When Spiritual Freedom Becomes an Excuse for Bad Character

A master speaks of inner liberation, and the ego turns it into permission.

Team H&H

4/6/20262 min read

One of the darkest jokes in modern spirituality is this:

A guru says, “Be free,” and people hear, “Do whatever you want.”

A master speaks of inner liberation, and the ego turns it into permission.

Suddenly, “freedom” becomes an excuse for irresponsibility, manipulation, emotional unavailability, broken promises, selfishness, and escaping accountability. Hurt people, misuse trust, avoid commitment — and if anyone questions it, just call it spiritual growth.

But that is not freedom.

That is bad character wearing spiritual language.

When a real guru says, “Be free,” he is not asking you to become free from honesty, decency, or responsibility. He is not saying, be shameless and call it consciousness. He is pointing toward something far deeper — freedom from inner bondage, freedom from fear, greed, ego, compulsions, and unconscious patterns.

As Osho said:

Freedom is something inner; it is of the consciousness. You can be free anywhere – chained, in a jail, you can be free… and you can be unfree outside the jail… if your consciousness is not free.”

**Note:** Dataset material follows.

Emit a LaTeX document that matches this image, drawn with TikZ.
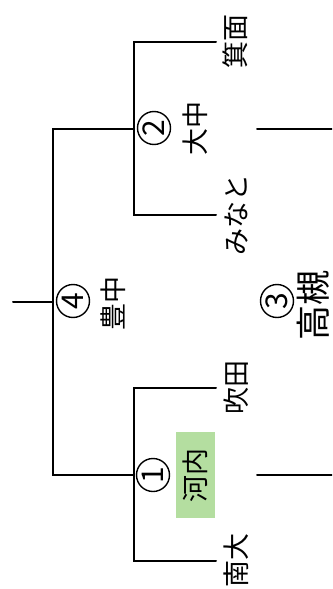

That is the freedom of spirituality.

Not recklessness. Not spiritual drama.

Real freedom makes you more conscious, not more careless.

It makes you more responsible, not less.

But many people don’t come to spirituality for transformation.

They come for better excuses and better branding.

They don’t want awareness — they want vocabulary.

So now:

  • ghosting becomes detachment.

  • manipulation becomes energy.

  • lust becomes divine connection.

  • selfishness becomes self-love.

  • irresponsibility becomes authentic living.

And the most dangerous sentence of all becomes:

“My guru taught me freedom.”

No.

Your guru taught awareness.

You weaponized the sentence.

This is where spirituality becomes ugly — when sacred words are used for personal gain, manipulation, image-building, emotional control, or social branding. A few quotes, a soft voice, a mala, some “healing” language, and suddenly a person with poor character starts looking profound.

But let’s be honest:

It is not depth. It is damage with decoration.

It is not spirituality. It is ego wearing incense.

It is not freedom. It is bad character in spiritual packaging.

And the truth is simple: on the outside, you can never be absolutely free, because you live among other human beings. Your actions affect people. Life includes responsibility, consequences, sensitivity, and integrity.

If your “freedom” leaves confusion, pain, broken trust, and emotional chaos behind you, it is not liberation — it is self-centeredness dressed as wisdom.

A truly free person becomes more aware, more grounded, more humble, and less manipulative. They may not be perfect, but they do not use spiritual language to hide their ugliness. They become more aware of their impact, not less.

Because in the end:

Freedom without awareness becomes arrogance.

Spirituality without character becomes performance.

And sacred words in the hands of the ego become tools of manipulation.

So when someone says, “My guru told me to be free,” while behaving like a walking red flag with prayer beads, remember this:

The guru spoke of inner liberation.

The ego heard permission.

And that is one of the biggest misunderstandings — and one of the darkest comedies — in modern spirituality.

Guru said: Be free from the ego.

The ego heard: Be free to do anything.